Each director nominee received more votes cast for such nominees election than votes cast against such nominees election. And therefore, Sharon Bowen, Anne Carnes, Charles Crisp, Darya Farooqi, Jean Marc Feneri, Lord Haegel Richmond, Frederick Hatfield, Thomas Noonan, Frederick Salerno, Jeffrey Sprecher, Judy Spreiser and Vincent Teasey are duly elected as Directors of the company. For proposal 2, 466,407,707 shares were voted in favor of the item on the agenda, which is the affirmative vote of majority of votes cast for or against the advisory resolution on our executive compensation. So the advisory resolution on executive compensation is approved.
480,009,590
shares were voted in favor of the 3rd item on the agenda, which is the affirmative vote of majority of votes cast for or against the approval of the 2018 employee stock purchase plan. So the 2018 employee stock purchase plan is approved and 511,849,835 shares were voted in favor of the 4th item on the agenda, which is the affirmative vote of majority of votes cast for or against the proposal to ratify the appointment of Ernst and Young as independent registered public accounting firm for the fiscal year ending December 31, 2018, so the appointment of Ernst and Young is ratified. The final results will be filed with the SEC on our current report on Form 8 ks in the next few days, The certificate and report of the Inspector of Elections, which contains the vote totals will be filed with the minutes of this meeting.
Great. Thank you, Andrew. So we'd now like to adjourn the formal voting portion of the meeting. Do I have a motion? I move the meeting be adjourned.
I second the motion.
Great. All in favor say aye. Aye. Those with microphones were loudest. Any opposed?
All right. The Annual Shareholders Meeting is now adjourned and that concludes the announced items for the meeting as specified in the notice of annual meeting and proxy statement. I'm now going to open the floor up to questions from our stockholders. And in doing so, I would ask that you reference the rules of conduct that we provided today. The question and answer session is being webcast.
And if you'd like to ask a public question, you can step forward to the microphone that's located in the center aisle of the room, introduce yourself and please speak clearly so the people listening on the webcast can hear you. As I mentioned earlier, the ICE Board of Directors, our management team and will mingle through the audience following the meeting to allow stockholders to privately ask questions of us if you'd like. So is there anyone that would like to ask a question? Please. James?
Good morning, Mr. Sprecher, members. It wouldn't be annual meeting if I didn't get to see you in front of that microphone. Welcome, by the way.

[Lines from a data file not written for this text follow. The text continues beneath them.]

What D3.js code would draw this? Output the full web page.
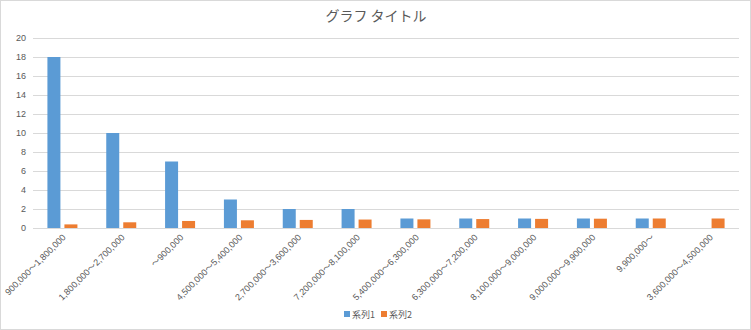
<!DOCTYPE html>
<html><head><meta charset="utf-8">
<script src="https://cdn.jsdelivr.net/npm/d3@7"></script>
<style>
body{margin:0;background:#fff;}
svg{display:block;}
</style></head>
<body>
<svg id="chart" width="751" height="330"></svg>
<script>
const categories = ["900,000～1,800,000","1,800,000～2,700,000","～900,000","4,500,000～5,400,000","2,700,000～3,600,000","7,200,000～8,100,000","5,400,000～6,300,000","6,300,000～7,200,000","8,100,000～9,000,000","9,000,000～9,900,000","9,900,000～","3,600,000～4,500,000"];
const series1 = [18,10,7,3,2,2,1,1,1,1,1,null];
const series2 = [0.38,0.6,0.74,0.81,0.85,0.89,0.91,0.94,0.96,0.98,1,1];
const seriesNames = ["系列1","系列2"];
const yTicks = [0,2,4,6,8,10,12,14,16,18,20];
const title = "グラフ タイトル";
const colors = ["#5B9BD5","#ED7D31"];

const W = 751, H = 330;
const svg = d3.select("#chart");
const fontNum = "'Liberation Sans','Noto Sans CJK JP',sans-serif";
const fontJp = "'Noto Sans CJK JP',sans-serif";

svg.append("rect").attr("x",0.5).attr("y",0.5).attr("width",W-1).attr("height",H-1)
  .attr("fill","#fff").attr("stroke","#D9D9D9");

const m = {left:33, right:12, top:38, bottom:102};
const x = d3.scaleBand().domain(categories).range([m.left, W-m.right]);
const y = d3.scaleLinear().domain([0,20]).range([H-m.bottom, m.top]);

svg.append("text").attr("x",376).attr("y",21).attr("text-anchor","middle")
  .attr("font-family",fontJp).attr("font-size",14).attr("fill","#595959").text(title);

// gridlines
const grid = svg.append("g");
grid.selectAll("line").data(yTicks).join("line")
  .attr("x1",m.left).attr("x2",W-m.right)
  .attr("y1",d=>Math.round(y(d))+0.5).attr("y2",d=>Math.round(y(d))+0.5)
  .attr("stroke","#D9D9D9").attr("stroke-width",1);

// y axis labels
const yAxis = d3.axisLeft(y).tickValues(yTicks).tickSize(0).tickPadding(0);
const ya = svg.append("g").attr("transform",`translate(${m.left-7},0)`).call(yAxis);
ya.select(".domain").remove();
ya.selectAll("text").attr("font-family",fontNum).attr("font-size",9).attr("fill","#595959");

// bars
const bw = 13, gap = 2;
const bars = svg.append("g");
bars.selectAll(".s1").data(categories.map((c,i)=>({c,v:series1[i]})).filter(d=>d.v!=null)).join("rect")
  .attr("x",d=>x(d.c)+x.bandwidth()/2-gap-bw).attr("width",bw)
  .attr("y",d=>y(d.v)).attr("height",d=>y(0)-y(d.v)).attr("fill",colors[0]);
bars.selectAll(".s2").data(categories.map((c,i)=>({c,v:series2[i]})).filter(d=>d.v!=null)).join("rect")
  .attr("x",d=>x(d.c)+x.bandwidth()/2+gap).attr("width",bw)
  .attr("y",d=>y(d.v)).attr("height",d=>y(0)-y(d.v)).attr("fill",colors[1]);

// x axis labels
const xAxis = d3.axisBottom(x).tickSize(0).tickPadding(0);
const xa = svg.append("g").attr("transform",`translate(0,${y(0)})`).call(xAxis);
xa.select(".domain").remove();
xa.selectAll("text")
  .attr("font-family",fontNum).attr("font-size",9).attr("fill","#595959")
  .attr("text-anchor","end").attr("dy",0).attr("y",0)
  .attr("transform","translate(4,10) rotate(-45)");

// legend
const legend = svg.append("g");
const lx = [344, 381];
seriesNames.forEach((n,i)=>{
  legend.append("rect").attr("x",lx[i]).attr("y",311).attr("width",6).attr("height",6).attr("fill",colors[i]);
  legend.append("text").attr("x",lx[i]+8).attr("y",317.5).attr("font-family",fontJp)
    .attr("font-size",9).attr("fill","#595959").text(n);
});
</script>
</body></html>
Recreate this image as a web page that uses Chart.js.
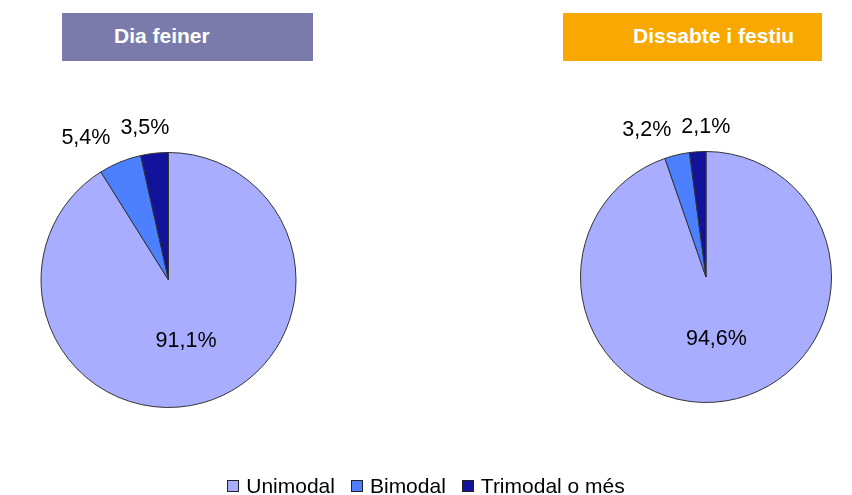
<!DOCTYPE html>
<html>
<head>
<meta charset="utf-8">
<script src="https://cdn.jsdelivr.net/npm/chart.js@4/dist/chart.umd.min.js"></script>
<style>
  html, body { margin:0; padding:0; background:#fff; }
  #wrap { position:relative; width:852px; height:495px; overflow:hidden; font-family:"Liberation Sans", Arial, sans-serif; }
  canvas.pie { position:absolute; left:0; top:0; }
  .hdr { position:absolute; height:48px; color:#fff; font-weight:bold; font-size:21px; line-height:46px; }
  #legend { position:absolute; left:0; width:852px; top:474px; display:flex; justify-content:center; align-items:center; font-size:21px; color:#000; }
  #legend .it { display:flex; align-items:center; margin:0 8px; }
  #legend .sw { width:10px; height:10px; border:1px solid #222; margin-right:7px; }
</style>
</head>
<body>
<div id="wrap">
  <div class="hdr" id="h1" style="left:62px; top:13px; width:251px; background:#7b7bab;"><span style="position:absolute; left:52px;"></span></div>
  <div class="hdr" id="h2" style="left:563px; top:13px; width:259px; background:#f8a800;"><span style="position:absolute; left:70px;"></span></div>
  <canvas class="pie" id="c1" width="852" height="495"></canvas>
  <canvas class="pie" id="c2" width="852" height="495" style="pointer-events:none"></canvas>
  <div id="legend"></div>
</div>
<script>
const categories = ["Unimodal", "Bimodal", "Trimodal o més"];
const panelTitles = ["Dia feiner", "Dissabte i festiu"];
const diaFeiner = [91.1, 5.4, 3.5];
const dissabteFestiu = [94.6, 3.2, 2.1];

const sliceColors = ["#a8adff", "#4d80ff", "#12129a"];

function fmt(v){ return v.toFixed(1).replace('.', ',') + '%'; }

const labelPlugin = {
  id: 'pctLabels',
  afterDatasetsDraw(chart){
    const ctx = chart.ctx;
    const meta = chart.getDatasetMeta(0);
    const data = chart.data.datasets[0].data;
    ctx.save();
    ctx.font = '21.5px "Liberation Sans", Arial, sans-serif';
    ctx.fillStyle = '#000';
    ctx.textBaseline = 'middle';
    const outs = [];
    meta.data.forEach((arc, i) => {
      const p = arc.getProps(['x','y','startAngle','endAngle','outerRadius'], true);
      const mid = (p.startAngle + p.endAngle) / 2;
      const txt = fmt(data[i]);
      const w = ctx.measureText(txt).width;
      if (data[i] > 20) {
        ctx.textAlign = 'center';
        ctx.fillText(txt, p.x + Math.cos(mid) * p.outerRadius * 0.5, p.y + Math.sin(mid) * p.outerRadius * 0.5);
      } else {
        const lx = p.x + Math.cos(mid) * p.outerRadius * 1.2;
        const ly = p.y + Math.sin(mid) * p.outerRadius * 1.2;
        const left = Math.cos(mid) < 0 ? lx - w : lx;
        outs.push({txt, left, w, ly});
      }
    });
    outs.sort((a, b) => a.left - b.left);
    let prevRight = -Infinity;
    ctx.textAlign = 'left';
    outs.forEach(o => {
      if (o.left < prevRight + 10) o.left = prevRight + 10;
      ctx.fillText(o.txt, o.left, o.ly);
      prevRight = o.left + o.w;
    });
    ctx.restore();
  }
};

function makePie(id, values, padding){
  return new Chart(document.getElementById(id), {
    type: 'pie',
    data: {
      labels: categories,
      datasets: [{
        data: values,
        backgroundColor: sliceColors,
        borderColor: '#333333',
        borderWidth: 1
      }]
    },
    options: {
      responsive: false,
      animation: false,
      layout: { padding: padding },
      plugins: { legend: { display: false }, tooltip: { enabled: false } }
    },
    plugins: [labelPlugin]
  });
}

makePie('c1', diaFeiner, { left: 40, right: 555, top: 152, bottom: 87 });
makePie('c2', dissabteFestiu, { left: 580, right: 20, top: 151, bottom: 92 });

document.querySelector('#h1 span').textContent = panelTitles[0];
document.querySelector('#h2 span').textContent = panelTitles[1];

const leg = document.getElementById('legend');
categories.forEach((c, i) => {
  const it = document.createElement('div'); it.className = 'it';
  const sw = document.createElement('div'); sw.className = 'sw'; sw.style.background = sliceColors[i];
  const tx = document.createElement('span'); tx.textContent = c;
  it.appendChild(sw); it.appendChild(tx); leg.appendChild(it);
});
</script>
</body>
</html>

Thank you. My name is James Rothenberg. I am the managing member of a entity that controls excess of 45,000 shares.
Thank you for that.
It's a
vote of confidence in your record and
the Board's record as well. A couple of things, I had an opportunity to meet with Scott and with Mr. Sertkowski. Thank you. Got it close to right at least.

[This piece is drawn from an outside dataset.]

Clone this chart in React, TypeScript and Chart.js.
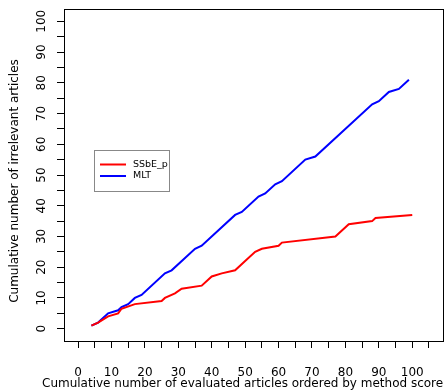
import React, { useEffect, useRef } from "react";
import { Chart, registerables } from "chart.js";

Chart.register(...registerables);

const seriesNames = ["SSbE_p", "MLT"];
const seriesColors = ["#ff0000", "#0000ff"];

const ssbeX = [4, 6, 9, 12, 13, 17, 25, 26, 29, 31, 37, 40, 43, 47, 50, 53, 55, 60, 61, 77, 81, 88, 89, 100];
const ssbeY = [1, 2, 4, 5, 6.5, 8, 9, 10, 11.5, 13, 14, 17, 18, 19, 22, 25, 26, 27, 28, 30, 34, 35, 36, 37];

const mltX = [4, 6, 9, 12, 13, 15, 17, 19, 26, 28, 35, 37, 47, 49, 54, 56, 59, 61, 68, 71, 88, 90, 93, 96, 99];
const mltY = [1, 2, 5, 6, 7, 8, 10, 11, 18, 19, 26, 27, 37, 38, 43, 44, 47, 48, 55, 56, 73, 74, 77, 78, 81];

const xTickLabels = [0, 10, 20, 30, 40, 50, 60, 70, 80, 90, 100];
const yTickLabels = [0, 10, 20, 30, 40, 50, 60, 70, 80, 90, 100];

const xTitle = "Cumulative number of evaluated articles ordered by method score";
const yTitle = "Cumulative number of irrelevant articles";

const FONT = "'DejaVu Sans', sans-serif";

export default function App() {
  const ref = useRef<HTMLCanvasElement | null>(null);

  useEffect(() => {
    if (!ref.current) return;
    const decor = {
      id: "decor",
      afterDraw(chart: any) {
        const ctx = chart.ctx;
        const ca = chart.chartArea;
        const ys = chart.scales.y;
        const xs = chart.scales.x;
        ctx.save();
        // box
        ctx.strokeStyle = "#000";
        ctx.lineWidth = 1;
        ctx.strokeRect(Math.round(ca.left) + 0.5, Math.round(ca.top) + 0.5, Math.round(ca.right - ca.left), Math.round(ca.bottom - ca.top));
        ctx.fillStyle = "#000";
        ctx.font = `12px ${FONT}`;
        ctx.textAlign = "center";
        ctx.textBaseline = "middle";
        // x tick labels
        for (const v of xTickLabels) {
          ctx.fillText(String(v), xs.getPixelForValue(v), 373);
        }
        // y tick labels rotated
        for (const v of yTickLabels) {
          const py = ys.getPixelForValue(v);
          ctx.save();
          ctx.translate(42, py);
          ctx.rotate(-Math.PI / 2);
          ctx.fillText(String(v), 0, 0);
          ctx.restore();
        }
        // y title
        ctx.save();
        ctx.translate(15, (ca.top + ca.bottom) / 2 + 6);
        ctx.rotate(-Math.PI / 2);
        ctx.fillText(yTitle, 0, 0);
        ctx.restore();
        // x title
        ctx.textAlign = "left";
        const w12 = ctx.measureText(xTitle).width;
        const fs = Math.min(12, (12 * 404) / w12);
        ctx.font = `${fs}px ${FONT}`;
        ctx.fillText(xTitle, 42, 384);
        // legend
        ctx.strokeStyle = "#888";
        ctx.lineWidth = 1;
        ctx.strokeRect(94.5, 150.5, 75, 41);
        const ly = [164.5, 176];
        ctx.font = `9.5px ${FONT}`;
        for (let i = 0; i < seriesNames.length; i++) {
          ctx.strokeStyle = seriesColors[i];
          ctx.lineWidth = 2;
          ctx.beginPath();
          ctx.moveTo(100, ly[i]);
          ctx.lineTo(126, ly[i]);
          ctx.stroke();
          ctx.fillStyle = "#000";
          ctx.fillText(seriesNames[i], 133, ly[i]);
        }
        ctx.restore();
      },
    };

    const chart = new Chart(ref.current, {
      type: "line",
      data: {
        datasets: [
          {
            label: seriesNames[0],
            data: ssbeX.map((x, i) => ({ x, y: ssbeY[i] })),
            borderColor: seriesColors[0],
            borderWidth: 2,
            pointRadius: 0,
            tension: 0,
          },
          {
            label: seriesNames[1],
            data: mltX.map((x, i) => ({ x, y: mltY[i] })),
            borderColor: seriesColors[1],
            borderWidth: 2,
            pointRadius: 0,
            tension: 0,
          },
        ],
      },
      options: {
        animation: false,
        responsive: false,
        layout: { padding: { top: 9, right: 5, left: 0, bottom: 0 } },
        plugins: { legend: { display: false }, tooltip: { enabled: false } },
        scales: {
          x: {
            type: "linear",
            min: -4.2,
            max: 109.2,
            afterFit: (s: any) => {
              s.height = 49;
            },
            border: { display: false },
            grid: { drawOnChartArea: false, drawTicks: true, tickLength: 7, color: "#000", lineWidth: 1 },
            ticks: {
              stepSize: 5,
              includeBounds: false,
              autoSkip: false,
              display: false,
            },
          },
          y: {
            type: "linear",
            min: -4,
            max: 104,
            afterFit: (s: any) => {
              s.width = 64;
            },
            border: { display: false },
            grid: { drawOnChartArea: false, drawTicks: true, tickLength: 7, color: "#000", lineWidth: 1 },
            ticks: {
              stepSize: 5,
              includeBounds: false,
              display: false,
            },
          },
        },
      },
      plugins: [decor],
    });
    return () => chart.destroy();
  }, []);

  return (
    <div style={{ position: "absolute", left: 0, top: 0, width: 448, height: 390, background: "#fff" }}>
      <canvas ref={ref} width={448} height={390} />
    </div>
  );
}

Prior to the beating, I had a number of concerns. I think in substantial respect they've been answered. One is technical. The anti hedging policy as described in the proxy describes the prohibition against employees. In discussing this before the meeting, I understand that it extends significantly further to dependents, spouses, other peoples in control.
My suggestion there is you just say that just to show that it's that some thought has been given to that issue. It's consistent
with brokerage practice. I recommend
that you just supplement your disclosure there. The major issue is created by the 2017 Tax Act, which created a 30% limitation on debt as defined by income. And looking at your statements that looked on the face of it that you might be in excess of that limitation, I've been assured that that's not the case. And I'm apparently going to have some meetings with tax people associated with it. But I would recommend that since there's no discussion of that in the 10 ks or in proxy or in other information that you can you have some discussion of the implication of that of the impact of that tax limitation.

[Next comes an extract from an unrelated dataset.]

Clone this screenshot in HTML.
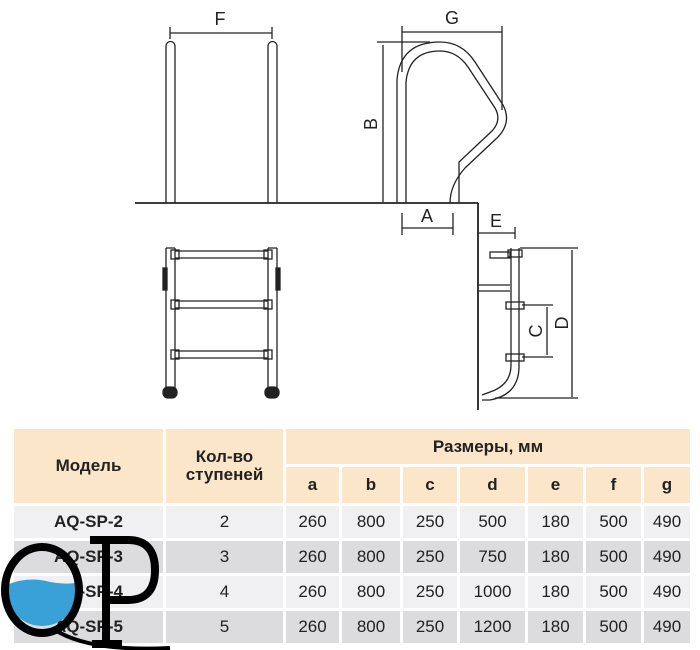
<!DOCTYPE html>
<html><head><meta charset="utf-8"><style>
body{margin:0;width:700px;height:650px;background:#fff;overflow:hidden;position:relative;font-family:"Liberation Sans",sans-serif}
.c{position:absolute;display:flex;align-items:center;justify-content:center;color:#222;font-size:17px}
.h{background:#fbe6c9;font-weight:bold}
.l{background:#f0f0f2}.d{background:#dcdcdf}
</style></head><body>
<svg width="700" height="420" style="position:absolute;left:0;top:0" fill="none" stroke="#222" stroke-width="1.3">
<line x1="135" y1="203" x2="478" y2="203" stroke-width="1.8"/>
<line x1="478" y1="203" x2="478" y2="410" stroke-width="1.8"/>
<path d="M166 203V46a4.5 4.5 0 0 1 9 0V203M268 203V46a4.5 4.5 0 0 1 9 0V203"/>
<line x1="170" y1="33" x2="272" y2="33"/><line x1="170" y1="27" x2="170" y2="39"/><line x1="272" y1="27" x2="272" y2="39"/>
<text x="220" y="25" font-size="18" fill="#222" stroke="none" text-anchor="middle">F</text>
<path d="M397 203V80Q400 42 440 42Q462 42 475 62L503 105Q512 122 498 137L465 168Q450 185 450 203"/>
<path d="M406 203V82Q409 51 440 51Q457 51 468 67L495 108Q502 120 492 131L459 162Q459 185 459 203"/>
<line x1="402" y1="32" x2="502" y2="32"/><line x1="402" y1="26" x2="402" y2="72"/><line x1="502" y1="26" x2="502" y2="110"/>
<text x="452" y="24" font-size="18" fill="#222" stroke="none" text-anchor="middle">G</text>
<line x1="383" y1="45" x2="383" y2="202"/><line x1="377" y1="42" x2="430" y2="42"/>
<text x="377" y="124" font-size="18" fill="#222" stroke="none" text-anchor="middle" transform="rotate(-90 377 124)">B</text>
<line x1="402" y1="228" x2="453" y2="228"/><line x1="402" y1="213" x2="402" y2="235"/><line x1="453" y1="213" x2="453" y2="235"/>
<text x="427" y="222" font-size="18" fill="#222" stroke="none" text-anchor="middle">A</text>
<line x1="478" y1="233" x2="515" y2="233"/><line x1="515" y1="227" x2="515" y2="239"/>
<text x="496" y="227" font-size="18" fill="#222" stroke="none" text-anchor="middle">E</text>
<path d="M511 248V365Q511 385 490 392L482 395M519 248V368Q518 395 490 400L482 400"/>
<rect x="508" y="250" width="14" height="7"/><rect x="490" y="252" width="20" height="6"/>
<path d="M478 285H510M478 291H510"/>
<rect x="506" y="302" width="18" height="7"/><rect x="506" y="354" width="18" height="7"/>
<line x1="520" y1="248" x2="578" y2="248"/><line x1="572" y1="250" x2="572" y2="397"/><line x1="495" y1="398" x2="578" y2="398"/>
<line x1="522" y1="305" x2="553" y2="305"/><line x1="522" y1="357" x2="553" y2="357"/><line x1="547" y1="307" x2="547" y2="355"/>
<text x="542" y="331" font-size="18" fill="#222" stroke="none" text-anchor="middle" transform="rotate(-90 542 331)">C</text>
<text x="568" y="323" font-size="18" fill="#222" stroke="none" text-anchor="middle" transform="rotate(-90 568 323)">D</text>
<path d="M166 248V390M175 248V390M268 248V390M277 248V390M166 248H175M268 248H277"/>
<rect x="163" y="387" width="14" height="11" rx="5" fill="#222"/><rect x="265" y="387" width="14" height="11" rx="5" fill="#222"/>
<rect x="163" y="268" width="4" height="22" fill="#222"/><rect x="276" y="268" width="4" height="22" fill="#222"/>
<g><path d="M175 251H268M175 258H268M175 301H268M175 308H268M175 351H268M175 358H268"/>
<rect x="171" y="250" width="8" height="9"/><rect x="264" y="250" width="8" height="9"/>
<rect x="171" y="300" width="8" height="9"/><rect x="264" y="300" width="8" height="9"/>
<rect x="171" y="350" width="8" height="9"/><rect x="264" y="350" width="8" height="9"/></g>
</svg>
<div class="c h" style="left:14px;top:429px;width:149px;height:74px">Модель</div>
<div class="c h" style="left:166px;top:429px;width:117px;height:74px;line-height:18px;text-align:center">Кол-во<br>ступеней</div>
<div class="c h" style="left:286px;top:429px;width:404px;height:35px">Размеры, мм</div>
<div id="tb"></div>
<script>
var xs=[[286,53],[342,58],[403,54],[460,65],[528,55],[586,55],[644,46]];
var hd=['a','b','c','d','e','f','g'];
var rows=[['AQ-SP-2','2','260','800','250','500','180','500','490'],['AQ-SP-3','3','260','800','250','750','180','500','490'],['AQ-SP-4','4','260','800','250','1000','180','500','490'],['AQ-SP-5','5','260','800','250','1200','180','500','490']];
var h='';
xs.forEach(function(x,i){h+='<div class="c h" style="left:'+x[0]+'px;top:467px;width:'+x[1]+'px;height:36px">'+hd[i]+'</div>';});
var cols=[[14,149],[166,117]].concat(xs);
rows.forEach(function(r,j){var y=506+j*35;var cl=j%2?'d':'l';
r.forEach(function(t,i){h+='<div class="c '+cl+'" style="left:'+cols[i][0]+'px;top:'+y+'px;width:'+cols[i][1]+'px;height:32px;'+(i==0?'font-weight:bold;':'')+'">'+t+'</div>';});});
document.getElementById('tb').innerHTML=h;
</script>
<svg width="180" height="130" style="position:absolute;left:0;top:520px">
<defs><clipPath id="q"><circle cx="42" cy="70" r="36"/></clipPath></defs>
<path d="M0 68Q25 55 50 62Q70 66 90 60V130H0Z" fill="#3aa0d8" clip-path="url(#q)"/>
<ellipse cx="42" cy="70" rx="37" ry="43" fill="none" stroke="#000" stroke-width="8"/>
<path d="M55 110Q90 132 170 128" stroke="#000" stroke-width="4" fill="none"/>
<path d="M106 20V124M90 20H128Q155 20 155 50Q155 80 128 80H106M92 124H122" stroke="#000" stroke-width="8" fill="none"/>
</svg>
</body></html>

I suggested that there is a problem. I wrote a letter on December 27 last year to the corporate secretary as outlined in your statement. I've not received a response yet, but I will. I understand. And that if there is a problem with that, that the Board consider a convertible preferred exchange offering, which would raise the equity, reduce the debt.
Given your high standing of credit and you could put a conversion price, let's say, of $80 a share, which presumably you'd be happy to do at this point, That that the at least there'd be some discussion of that. It's a very significant piece of tax less inflation. I know the treasury is going to come out with regulations on this. And I know that there's going to be a further limitation specified in the Act in 2025 or certain items that are currently covered or not. So it's in my mind, it's a material matter that affects the business of the ICE.
And as a securities attorney for 47 years, I think it's worth some discussion. And if you're in full compliance, great, just say that you are and that should cover it. But I don't think there should be a complete absence of discussion. It wasn't discussed in your analyst meeting. It's not in your public statements.
And I think it would be worthwhile to have some statement of your policy, where you are, where you intend to be in the future, if you should make offerings of additional equity, would you still be in compliance? All that range of issues. So I appreciate the discussions that I've had prior to meeting that there'll be future contact with me on this issue and
wish to
congratulate you on your continuing success. Thank you.
Thank you, James. And we'll take that on board. Thanks for pointing that out. We do try, particularly because we're the owner of the New York Stock Exchange to give tremendous amount of disclosure around these financial issues in our Qs and Ks. And you are rightly correct in that there are a number provisions in the new U.
S. Tax laws that haven't been fully vetted and worked out by other agencies and government. So you may have seen that Scott Hill, our CFO, in our last earnings call mentioned that we took a provision for some additional tax because we weren't able to actually fully define some of these undefined issues that we hope will ultimately break our way. But we'll take that on board and thank you. Thank you as always for your input.
Any other shareholders like to ask a question? Okay, great. With that then I'll close the meeting. As I mentioned, we're going to all stay in the room here to enjoy the company of each other and anybody that has a private question you'd like to ask me or anyone on the Board or management team or auditors will be here to accommodate you. And with that, thank you as always for your confidence in us and another great year.